English
Telematic

How to Configure CSS Selectors for Parsing Content in Telematic.Pro

How to Configure CSS Selectors for Parsing Content in Telematic.Pro

Introduction

When setting up sources in Telematic.pro, correctly configuring CSS selectors plays a crucial role. They allow you to:

  • Extract article links from a website’s main page.
  • Locate and parse the main content within each article.
  • Exclude unnecessary elements (e.g., ads, footers, side menus).

For effective parsing, you need to find the correct selectors using DevTools in your browser. In this article, we'll go over how to do this.

Using DevTools to Find Selectors

1. Opening DevTools

In Google Chrome or Firefox, press F12 or Ctrl + Shift + I (on Mac: Cmd + Option + I) to open the Developer Tools (DevTools).

image

2. Identifying Link Selectors

image

image

Suppose we want to extract links to articles from the main page of the blog "https://example.com/news".

  1. Open DevTools and go to the Elements tab.
  2. Hover over an article title and right-click Inspect.
  3. In the page code, find the closest <a> tag that contains the article link.
  4. Check its classes, ID, or other attributes.
  5. To copy the ready-made selector, right-click the element and select Copy → Copy selector.

Example HTML code:

<article class="news-item">
    <a href="/news/article-123" class="news-link">Article Title</a>
</article>

This means the CSS selector for links will be:

.news-item .news-link

In Telematic.pro, enter this selector in the Link CSS Selector field.

3. Identifying Content Selectors

image

After obtaining the list of links, the system navigates to each article and extracts the content. We need to specify where it is located.

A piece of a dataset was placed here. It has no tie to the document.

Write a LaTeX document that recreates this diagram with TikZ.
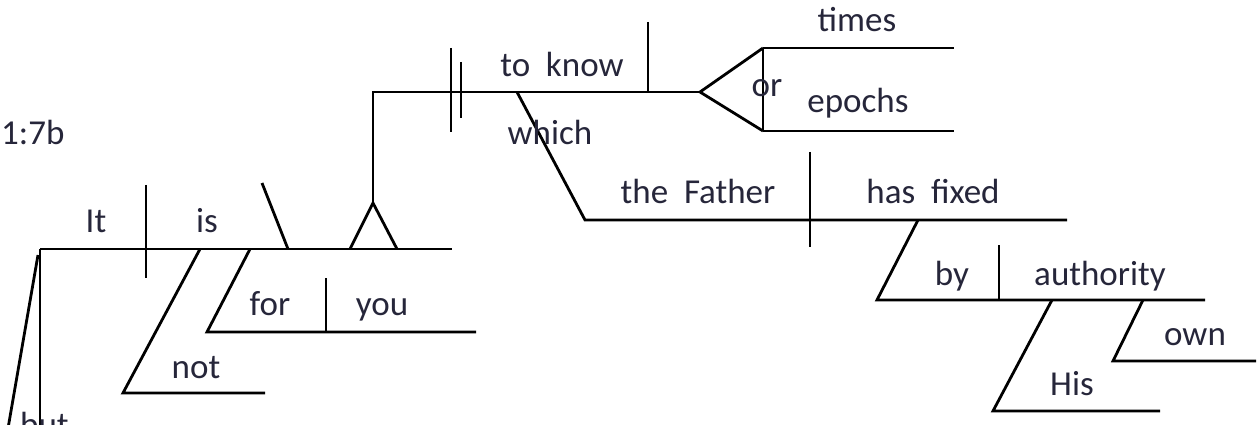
\documentclass[tikz,border=0pt]{standalone}
\usepackage{fontspec}
\setmainfont{Carlito}
\definecolor{wordcol}{RGB}{38,38,58}
\begin{document}
\begin{tikzpicture}[x=1pt,y=-1pt,
  ln/.style={line width=2.8pt,black},
  wd/.style={inner sep=0pt,anchor=base,font=\fontsize{35}{35}\selectfont,text=wordcol}]
\useasboundingbox (0,0) rectangle (1259,425);
% coordinates
\coordinate (m0) at (40,249); \coordinate (m1) at (452,249);
\coordinate (bv) at (40,440);
\coordinate (bs0) at (38,255); \coordinate (bs1) at (6,440);
\coordinate (d1a) at (146,185); \coordinate (d1b) at (146,278);
\coordinate (pc0) at (262,183); \coordinate (pc1) at (288,249);
\coordinate (ns0) at (200,249); \coordinate (ns1) at (123,393); \coordinate (ns2) at (265,393);
\coordinate (fs0) at (250,249); \coordinate (fs1) at (207,332); \coordinate (fs2) at (476,332);
\coordinate (fd0) at (326,278); \coordinate (fd1) at (326,332);
\coordinate (pl) at (350,249); \coordinate (pr) at (397,249); \coordinate (pa) at (373,203);
\coordinate (pt) at (373,92); \coordinate (ie) at (700,92);
\coordinate (b1a) at (451,48); \coordinate (b1b) at (451,132);
\coordinate (b2a) at (461,62); \coordinate (b2b) at (461,118);
\coordinate (kd0) at (648,22); \coordinate (kd1) at (648,92);
\coordinate (wh0) at (517,92); \coordinate (wh1) at (585,220); \coordinate (wh2) at (1067,220);
\coordinate (fd2) at (810,152); \coordinate (fd3) at (810,247);
\coordinate (ft) at (763,48); \coordinate (fb) at (763,131);
\coordinate (ft1) at (954,48); \coordinate (fb1) at (954,131);
\coordinate (by0) at (918,220); \coordinate (by1) at (877,300); \coordinate (by2) at (1205,300);
\coordinate (bd0) at (999,245); \coordinate (bd1) at (999,300);
\coordinate (hs0) at (1052,300); \coordinate (hs1) at (993,411); \coordinate (hs2) at (1160,411);
\coordinate (os0) at (1143,300); \coordinate (os1) at (1113,361); \coordinate (os2) at (1256,361);
% lines
\draw[ln] (m0) -- (m1);
\draw[ln] (m0) -- (bv);
\draw[ln] (bs0) -- (bs1);
\draw[ln] (d1a) -- (d1b);
\draw[ln] (pc0) -- (pc1);
\draw[ln] (ns0) -- (ns1) -- (ns2);
\draw[ln] (fs0) -- (fs1) -- (fs2);
\draw[ln] (fd0) -- (fd1);
\draw[ln] (pl) -- (pa) -- (pr);
\draw[ln] (pa) -- (pt) -- (ie);
\draw[ln] (b1a) -- (b1b);
\draw[ln] (b2a) -- (b2b);
\draw[ln] (kd0) -- (kd1);
\draw[ln] (wh0) -- (wh1) -- (wh2);
\draw[ln] (fd2) -- (fd3);
\draw[ln] (ft) -- (ie) -- (fb);
\draw[ln] (ft) -- (fb);
\draw[ln] (ft) -- (ft1);
\draw[ln] (fb) -- (fb1);
\draw[ln] (by0) -- (by1) -- (by2);
\draw[ln] (bd0) -- (bd1);
\draw[ln] (hs0) -- (hs1) -- (hs2);
\draw[ln] (os0) -- (os1) -- (os2);
% words
\node[wd,anchor=base west] (ref) at (1,145) {1:7b};
\node[wd,anchor=base west] (but) at (20,436) {but};
\node[wd] (it) at (96,232) {It};
\node[wd] (is) at (207,232) {is};
\node[wd] (not) at (196,378) {not};
\node[wd] (for) at (270,315) {for};
\node[wd] (you) at (382,315) {you};
\node[wd] (know) at (562,77) {to\ \ know};
\node[wd] (which) at (550,145) {which};
\node[wd] (times) at (857,32) {times};
\node[wd] (or) at (767,97) {or};
\node[wd] (epochs) at (858,113) {epochs};
\node[wd] (father) at (698,204) {the\ \ Father};
\node[wd] (fixed) at (933,204) {has\ \ fixed};
\node[wd] (byw) at (952,285) {by};
\node[wd] (auth) at (1100,285) {authority};
\node[wd] (his) at (1072,395) {His};
\node[wd] (own) at (1195,345) {own};
\end{tikzpicture}
\end{document}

  1. Open DevTools on the article page.
  2. Find the main container with the text (usually a <div>, <article>, or <section>).
  3. Check its classes or ID.
  4. Select the required container, right-click Copy → Copy selector to quickly get the CSS selector.

Example HTML code:

<article class="article-content">
    <h1>Article Title</h1>
    <p>Article text...</p>
</article>

CSS selector for content:

.article-content

Enter this in Telematic.pro under Content CSS Selector.

4. Excluding Unnecessary Elements

image

Sometimes, articles contain unwanted elements such as ads, social media buttons, or links to other materials.

  1. Use DevTools to find the HTML code of unwanted elements.
  2. Identify their classes or IDs.
  3. Select the element, right-click Copy → Copy selector to obtain its CSS selector.
  4. Test the selector in DevTools: open the console (Console tab) and enter:
    document.querySelectorAll('selector')
    
    If multiple elements are found, you may need to refine the selector.

Example HTML code with unwanted elements:

<article class="article-content">
    <h1>Article Title</h1>
    <p>Article text...</p>
    <div class="related-posts">Other articles</div>
    <div class="ad-banner">Advertisement</div>
</article>

Excluding CSS selectors:

.related-posts, .ad-banner

Add these to the Excluding CSS Selectors field in Telematic.pro.

Full Configuration Example in Telematic.pro

image

Let's say we are configuring a source for a blog with the URL https://example.com/news. The settings in Telematic.pro would be:

  • Link CSS Selector: .news-item .news-link
  • Content CSS Selector: .article-content
  • Excluding CSS Selectors: .related-posts, .ad-banner

Conclusion

Configuring CSS selectors allows you to precisely extract the necessary data while excluding unwanted elements. Use DevTools to find the correct selectors, copy them via the context menu, and test them in the console before adding them to Telematic.pro.